I think what you did here was drag in a lot of unrelated things (some completely nonsense) that would also require additional space but actually have nothing to do with how trash is handled, just to hide the fact that trash uses at the absolute most 3% of space on a good running node. All of the rest is not relevant and even such 3% peaks would not last longer than 7 days at which point it would drop back to the roughly 0.3% we are both currently seeing. And keep in mind, that this is even with the temporary measure that deletes now go to trash as well. Without that trash amounts are even significantly lower. It seems trivial, because it IS trivial.

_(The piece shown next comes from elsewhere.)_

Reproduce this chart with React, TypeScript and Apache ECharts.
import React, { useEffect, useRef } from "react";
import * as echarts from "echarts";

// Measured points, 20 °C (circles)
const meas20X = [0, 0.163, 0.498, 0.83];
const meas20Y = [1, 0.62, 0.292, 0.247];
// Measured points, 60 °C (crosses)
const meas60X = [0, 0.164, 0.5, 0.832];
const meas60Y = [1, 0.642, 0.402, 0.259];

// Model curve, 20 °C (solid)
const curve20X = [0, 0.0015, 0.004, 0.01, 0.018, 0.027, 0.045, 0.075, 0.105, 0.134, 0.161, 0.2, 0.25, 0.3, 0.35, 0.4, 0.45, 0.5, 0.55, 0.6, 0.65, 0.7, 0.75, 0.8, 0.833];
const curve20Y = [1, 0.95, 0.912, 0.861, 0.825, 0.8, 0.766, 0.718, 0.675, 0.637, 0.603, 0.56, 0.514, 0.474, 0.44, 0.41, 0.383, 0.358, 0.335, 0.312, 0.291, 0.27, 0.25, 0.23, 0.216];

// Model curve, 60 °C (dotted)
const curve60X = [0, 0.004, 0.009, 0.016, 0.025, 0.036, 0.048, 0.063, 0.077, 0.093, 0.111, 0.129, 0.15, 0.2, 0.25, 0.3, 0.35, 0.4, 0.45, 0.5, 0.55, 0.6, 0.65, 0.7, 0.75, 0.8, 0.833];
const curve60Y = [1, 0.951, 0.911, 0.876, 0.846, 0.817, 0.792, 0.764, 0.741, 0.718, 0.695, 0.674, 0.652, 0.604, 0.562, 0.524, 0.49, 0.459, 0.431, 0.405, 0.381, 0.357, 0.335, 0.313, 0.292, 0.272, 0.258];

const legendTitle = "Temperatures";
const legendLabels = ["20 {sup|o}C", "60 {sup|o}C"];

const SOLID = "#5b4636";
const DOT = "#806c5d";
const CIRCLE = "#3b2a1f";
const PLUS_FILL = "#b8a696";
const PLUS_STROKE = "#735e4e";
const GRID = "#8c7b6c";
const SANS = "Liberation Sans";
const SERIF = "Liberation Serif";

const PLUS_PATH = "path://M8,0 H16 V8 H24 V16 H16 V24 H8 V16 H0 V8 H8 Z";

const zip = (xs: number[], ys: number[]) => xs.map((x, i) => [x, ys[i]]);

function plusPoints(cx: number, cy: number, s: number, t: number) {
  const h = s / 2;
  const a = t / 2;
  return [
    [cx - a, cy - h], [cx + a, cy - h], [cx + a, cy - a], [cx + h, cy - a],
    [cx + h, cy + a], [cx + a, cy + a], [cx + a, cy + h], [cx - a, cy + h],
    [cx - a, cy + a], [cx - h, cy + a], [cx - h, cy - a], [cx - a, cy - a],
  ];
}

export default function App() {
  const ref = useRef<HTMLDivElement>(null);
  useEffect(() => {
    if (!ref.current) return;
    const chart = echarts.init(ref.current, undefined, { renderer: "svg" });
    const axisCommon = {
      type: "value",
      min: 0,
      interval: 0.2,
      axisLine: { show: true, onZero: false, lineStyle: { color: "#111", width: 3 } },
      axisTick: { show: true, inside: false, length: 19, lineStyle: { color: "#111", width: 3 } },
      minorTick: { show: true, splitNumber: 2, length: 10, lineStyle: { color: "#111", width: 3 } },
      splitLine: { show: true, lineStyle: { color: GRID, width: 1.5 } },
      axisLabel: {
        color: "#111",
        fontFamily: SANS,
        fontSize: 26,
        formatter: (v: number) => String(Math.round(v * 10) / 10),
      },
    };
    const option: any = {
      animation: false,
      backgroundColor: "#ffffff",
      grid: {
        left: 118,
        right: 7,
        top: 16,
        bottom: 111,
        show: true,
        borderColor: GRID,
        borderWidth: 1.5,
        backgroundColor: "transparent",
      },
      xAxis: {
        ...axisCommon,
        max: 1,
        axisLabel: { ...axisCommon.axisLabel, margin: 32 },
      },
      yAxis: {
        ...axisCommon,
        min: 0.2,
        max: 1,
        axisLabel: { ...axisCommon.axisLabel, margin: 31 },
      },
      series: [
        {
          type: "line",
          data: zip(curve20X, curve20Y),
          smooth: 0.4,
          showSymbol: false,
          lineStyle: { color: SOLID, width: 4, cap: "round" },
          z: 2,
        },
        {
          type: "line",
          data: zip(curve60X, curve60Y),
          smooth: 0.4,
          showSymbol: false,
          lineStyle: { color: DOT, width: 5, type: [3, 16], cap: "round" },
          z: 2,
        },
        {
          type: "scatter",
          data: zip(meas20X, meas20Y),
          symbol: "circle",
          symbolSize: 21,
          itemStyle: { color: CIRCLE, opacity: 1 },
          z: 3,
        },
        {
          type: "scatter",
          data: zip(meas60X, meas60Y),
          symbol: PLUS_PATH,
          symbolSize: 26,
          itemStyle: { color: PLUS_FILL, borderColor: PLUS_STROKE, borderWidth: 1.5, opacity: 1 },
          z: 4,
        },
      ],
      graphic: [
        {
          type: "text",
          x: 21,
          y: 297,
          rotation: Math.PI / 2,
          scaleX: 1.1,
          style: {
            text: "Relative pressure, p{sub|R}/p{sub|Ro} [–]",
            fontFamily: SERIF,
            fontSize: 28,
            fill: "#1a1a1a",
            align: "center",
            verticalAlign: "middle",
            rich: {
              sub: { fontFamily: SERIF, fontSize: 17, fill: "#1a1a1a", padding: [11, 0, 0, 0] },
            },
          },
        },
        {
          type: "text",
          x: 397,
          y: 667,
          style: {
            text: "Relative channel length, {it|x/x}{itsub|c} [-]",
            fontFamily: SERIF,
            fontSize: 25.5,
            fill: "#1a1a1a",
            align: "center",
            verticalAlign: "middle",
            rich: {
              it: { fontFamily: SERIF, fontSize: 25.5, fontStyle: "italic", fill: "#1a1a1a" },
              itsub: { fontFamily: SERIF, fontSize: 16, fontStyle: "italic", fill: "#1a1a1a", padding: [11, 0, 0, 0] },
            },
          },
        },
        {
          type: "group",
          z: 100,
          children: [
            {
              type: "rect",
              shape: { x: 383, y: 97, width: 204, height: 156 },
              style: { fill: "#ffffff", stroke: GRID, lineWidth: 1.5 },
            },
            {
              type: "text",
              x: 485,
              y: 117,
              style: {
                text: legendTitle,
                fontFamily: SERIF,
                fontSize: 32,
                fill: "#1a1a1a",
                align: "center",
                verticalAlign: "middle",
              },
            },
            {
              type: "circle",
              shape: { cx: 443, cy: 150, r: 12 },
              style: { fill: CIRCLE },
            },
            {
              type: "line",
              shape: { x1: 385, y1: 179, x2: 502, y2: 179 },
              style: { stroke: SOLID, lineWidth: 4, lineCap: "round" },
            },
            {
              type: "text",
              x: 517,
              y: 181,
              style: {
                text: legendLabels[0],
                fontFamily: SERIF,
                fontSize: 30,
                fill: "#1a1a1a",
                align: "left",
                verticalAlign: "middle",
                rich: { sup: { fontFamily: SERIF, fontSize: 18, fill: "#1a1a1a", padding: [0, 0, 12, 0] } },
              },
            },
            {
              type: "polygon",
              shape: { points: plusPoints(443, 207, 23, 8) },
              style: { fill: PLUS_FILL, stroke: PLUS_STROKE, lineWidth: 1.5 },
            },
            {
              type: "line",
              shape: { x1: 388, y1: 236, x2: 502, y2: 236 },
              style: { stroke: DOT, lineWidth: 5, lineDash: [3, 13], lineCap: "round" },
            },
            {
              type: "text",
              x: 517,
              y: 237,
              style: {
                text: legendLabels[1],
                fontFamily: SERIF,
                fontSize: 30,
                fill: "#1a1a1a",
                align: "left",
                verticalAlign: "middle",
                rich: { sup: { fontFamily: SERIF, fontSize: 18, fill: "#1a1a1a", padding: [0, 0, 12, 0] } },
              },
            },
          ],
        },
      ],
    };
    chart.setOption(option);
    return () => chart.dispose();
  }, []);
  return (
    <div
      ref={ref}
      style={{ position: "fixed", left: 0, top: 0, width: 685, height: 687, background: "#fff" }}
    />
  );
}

You have a niche request, which is fine, it’s your right to request it. But here’s the thing, there is very little reason for anyone to want it, it comes with significant IO downsides and there is a very simple way you can actually implement this in your own setup without changes to the node code. So… please use symlinks to just do that last part yourself first and see if it helps you.
still only read io on the storage media, the writes would ofc be on the dedicated trash and thus becomes irrelevant to the overall performance.
but yes it would create more reads, i was trying to say if it flip flops back and forth it might be a big issue for this type of solution.
on avg sure, but since we are working against a fixed maximum, we need to use the max peak from the trash to know the limits, ofc there is an argument to be made that data in trash was already on the disk and thus it should only be put against the possible ingress over a week.
the 7% is the disk overhead, its used for metadata and crc, its part of capacity lost when partitioning a drive.
its something like 7-10% and why you get like 5.5TB on a 6TB hdd.
yeah short term it might not be bad, and also depend on the data grind or whatever it’s called in the industry, when you delete and rewrite data over time.
if you have a lot of this at near max capacities it will cause fragmentation which causes longterm and severe performance decreases due to increasing numbers of seek times.
for ZFS the recommendation is max 80% of capacity on live data, which would most likely be due to its raid sized block sizes… i suppose on single disk running like say 4k blocksize one might be able to go closer to the max capacity before seeing long term performance degradation.
ofc if the data isn’t live and doesn’t get rewritten this becomes a non issue and the issue doesn’t show up immediately but over time but worse performance and ends in levels where the storage basically becomes unusable.
true didn’t think about that… i sort of think of my 80% capacity as my max, which is why i didn’t catch it.
what if that was the good ingress week for that month, i know we saw pretty high deletes like 3 months ago or so, back then i think my 15tb node hit just over 600GB.
and that would get worst over time as the network ages and as the node grows.
i know it’s niche, but it was more thought as a thing for the future, but no point in arguing over it anyways, since this is clearly not going to get voted in.
i disagree with your numbers, i mean you are ofc right about the 10% free space that was just my bad memory and unwillingness to look it up since it’s sort of semi irrelevant to the point i was trying to make.
ill try the symlinks, might be fun experiment.
i think this will one day be a useful thing for nodes, even if people can’t see it now.
and even if it sort of isn’t…
It will significantly impact how long garbage collection runs take though. And depending on CPU the IO wait can impact other stuff as well.
Those were peak numbers, definitely not average.
This is simply wrong. A 6TB HDD is 6TB, which is around 5.5TiB. that’s just dependent on the unit used. The rest would be highly dependent on file system. But file system overhead is usually negligible. It’s definitely nowhere near 7%.
This is really not a worry for storagenodes. When the node is full writes stop. And files are small anyway, so fragmentation isn’t very likely to begin with. The vast majority of data is static at that point. With 90% full you won’t see an issue for sure.
ZFS more than most other file systems needs to be tuned to the intended use. I’m not convinced it’s a great choice for nodes, but you do you. If you can’t go over 80% for node operation, you’re doing something wrong. I think you’re trying to prevent performance degradation that isn’t going to happen anyway. But the again… You made things a lot more complicated by opting for ZFS and RAID to begin with. So now you have to put in the time to do it right.
I saw a max of 450GB at the time, which is 3%. But 600GB on a 15TB node would be 4%. So clearly nowhere near the 10-25% you mentioned.
No, only absolute numbers would be higher, percentages would stay the same.
Please do and report back. I don’t see the use right now and see lots of downsides. But experiments never hurt. So please prove me wrong.